Sedangkan total penyitaan yang dilakukan terhadap barang bukti narkotika dalam kasus ini yakni 10,2 ton sabu, dengan perkiraan yang sudah masuk ke Indonesia untuk diedarkan mencapai 100 hingga 500 kilogram. Terkait TPPU yang dikenakan terhadap tangkapan kali ini sebesar Rp273 miliar. Selain itu, kata Wahyu, masih ada aset lainnya yang dalam proses penyitaan di Thailand.
“Jumlah aset yang telah disita ini secara keseluruhan sekitar Rp273,45 miliar,” katanya.
**
Sindikat narkoba Fredy juga melibatkan aparat kepolisian di daerah. Hal itu dibuktikan dengan temuan mantan Kasat Narkoba Polres Lampung Selatan, Ajun Komisaris Andrie Gustami yang terlibat dengan jaringan Fredy.
Direktur Tindak Pidana Narkoba Bareskrim Polri Brigjen Mukti Juharsa menyatakan Andri Gustami telah ditetapkan sebagai tersangka yang berperan sebagai kurir dalam jaringan narkoba Fredy Pratama.
"Iya sudah tersangka (AKP Andrie Gustami),” kata Mukti saat dikonfirmasi.
Keterlibatan aparat itu ditemukan saat Bareskrim Polri membongkar sindikat narkoba Fredy yang berjejaring internasional.
Kapolri Jenderal Listyo Sigit Prabowo menegaskan bakal menindak tegas jajarannya yang terlibat dalam jaringan narkoba internasional Fredy Pratama. Termasuk terhadap mantan Kasat Narkoba Polres Lampung Selatan Ajun Komisaris Andrie Gustami.
"Pasti kita tindak. Dan kalau masalah-masalah seperti ini saya kira Polri tidak pernah ragu-ragu," ujar Sigit.
Menurut Sigit, Polri berkomitmen akan memberikan reward dan punishment terhadap jajarannya. Memberikan apresiasi terhadap anggota yang berprestasi, dan sebaliknya akan menghukum mereka yang melanggar.
"Kita kan sudah menyampaikan secara tegas bahwa kita akan selalu melakukan punishment dan juga reward,” ujar Sigit menegaskan.

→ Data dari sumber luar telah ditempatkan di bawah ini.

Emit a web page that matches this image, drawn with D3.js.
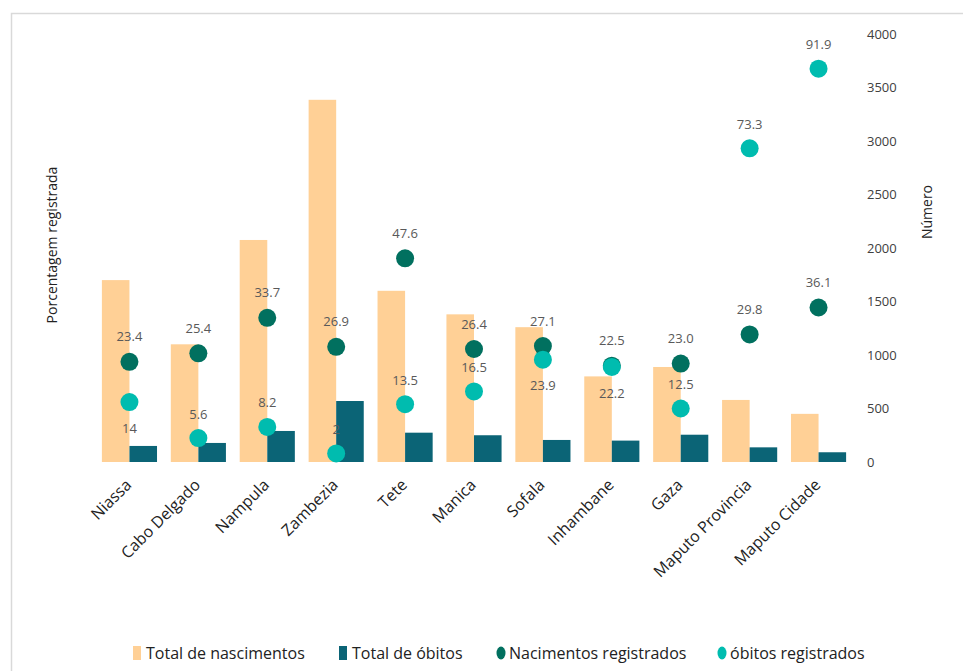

Sigit mengatakan anggota kepolisian yang baik akan berikan apresiasi, namun sebaliknya bagi bagi anggota yang kemudian melakukan pelanggaran. “Apalagi masuk dalam bagian yang seharusnya dia melakukan penegakan, ya tentunya kita akan melakukan tindakan tegas," katanya.